The concept of class struggle developed by Karl Marx between proletariat (working class) and bourgeoisie (capitalists). Owners of the means of production.  

Marx believed that this antagonism would lead to a revolution leading through communism after a transition phase called “dictatorship of the proletariat”

The French futurist, Joel de Rosnay describes a new form of class struggles between infocapitalists and the ProNetariat. Infocapitalists (aka Mass Medias) organize scarcity of the information and try to force the use of their channels. They now have to face the ProNetariat (made of blog, vlogs, wiki users) who organizes a massive and collaborative production of information.  Consolidation after consolidation of the media groups, consumer lost face in their information broker. Infocapitalists face a confidence crisis (49% of Americans regard their traditional medias as highly professional versus 72% in 1985. This is mainly due to concentrations and suspected collusions between the media and the political elite) combined with the emergence of interactive information, narrowcasting and social networking websites, broadband and web technologies growth, folksonomy and coregulation. Besides a pure technological reality, a collective consciousness raised in parallel.

This analysis is not new. Far from it, even… but I really like the analogy with Marxist utopia. But, without the painful transition period. So far, the offensive of the infocapitalists couldn’t stop the movement of history. The collective intelligence of the internet users overpowers the centralized intelligence of the media elite. But the ProNetariat won a battle, not the war.

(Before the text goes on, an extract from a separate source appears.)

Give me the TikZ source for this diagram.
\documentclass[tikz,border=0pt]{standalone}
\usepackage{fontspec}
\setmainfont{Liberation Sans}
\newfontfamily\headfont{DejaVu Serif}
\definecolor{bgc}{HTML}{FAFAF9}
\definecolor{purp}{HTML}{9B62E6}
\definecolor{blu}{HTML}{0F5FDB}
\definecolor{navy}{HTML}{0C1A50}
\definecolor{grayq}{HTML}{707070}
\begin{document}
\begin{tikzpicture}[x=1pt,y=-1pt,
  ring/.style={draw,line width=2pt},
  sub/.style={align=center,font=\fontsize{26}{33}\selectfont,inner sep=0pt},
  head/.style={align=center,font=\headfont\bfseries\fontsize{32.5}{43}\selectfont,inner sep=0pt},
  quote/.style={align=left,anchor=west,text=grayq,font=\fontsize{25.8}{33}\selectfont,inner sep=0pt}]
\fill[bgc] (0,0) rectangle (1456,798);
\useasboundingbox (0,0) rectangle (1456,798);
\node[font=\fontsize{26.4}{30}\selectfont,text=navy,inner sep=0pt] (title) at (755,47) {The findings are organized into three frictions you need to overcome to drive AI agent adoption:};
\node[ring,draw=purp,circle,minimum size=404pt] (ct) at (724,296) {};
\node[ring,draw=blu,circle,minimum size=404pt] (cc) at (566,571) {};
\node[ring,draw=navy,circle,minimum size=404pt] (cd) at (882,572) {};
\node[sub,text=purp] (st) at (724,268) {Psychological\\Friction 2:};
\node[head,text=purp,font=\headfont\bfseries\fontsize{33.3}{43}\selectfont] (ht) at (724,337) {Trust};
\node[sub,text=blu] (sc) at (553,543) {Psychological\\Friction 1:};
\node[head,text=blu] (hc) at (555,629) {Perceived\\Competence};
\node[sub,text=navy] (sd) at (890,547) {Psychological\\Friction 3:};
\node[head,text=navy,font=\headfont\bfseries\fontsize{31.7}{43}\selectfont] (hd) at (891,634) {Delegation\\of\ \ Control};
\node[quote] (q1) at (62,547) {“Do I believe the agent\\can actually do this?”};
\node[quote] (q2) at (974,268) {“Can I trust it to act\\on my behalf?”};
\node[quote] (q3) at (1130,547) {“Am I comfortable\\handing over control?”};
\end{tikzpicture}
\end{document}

The war for net neutrality continues.

Credit: I found this video thanks to David’s blog

internet bubble (gum)

March 19, 2007


The Belgian food sector is only using 1% of its advertising budget online. This figure is surprising since it’s now proven that a vast majority (close to 100%) of the Belgian internet population is eating!

I just received a “food barometer” released by IAB Belgium. In this study, there’s a affinity ranking by product and we learn that it’s among the surfers that you find the highest percentages of chewing gums eaters (69% of chewing gum consumers are surfers). Chewing gum is followed by veggie food (67%), cereals (67%) and products with fibres (67% as well).

Overall, we see that the Belgian surfers are not very satisfied by the local food websites and that the quality of the website could convince a minority (23%) of the surfers to switch brands.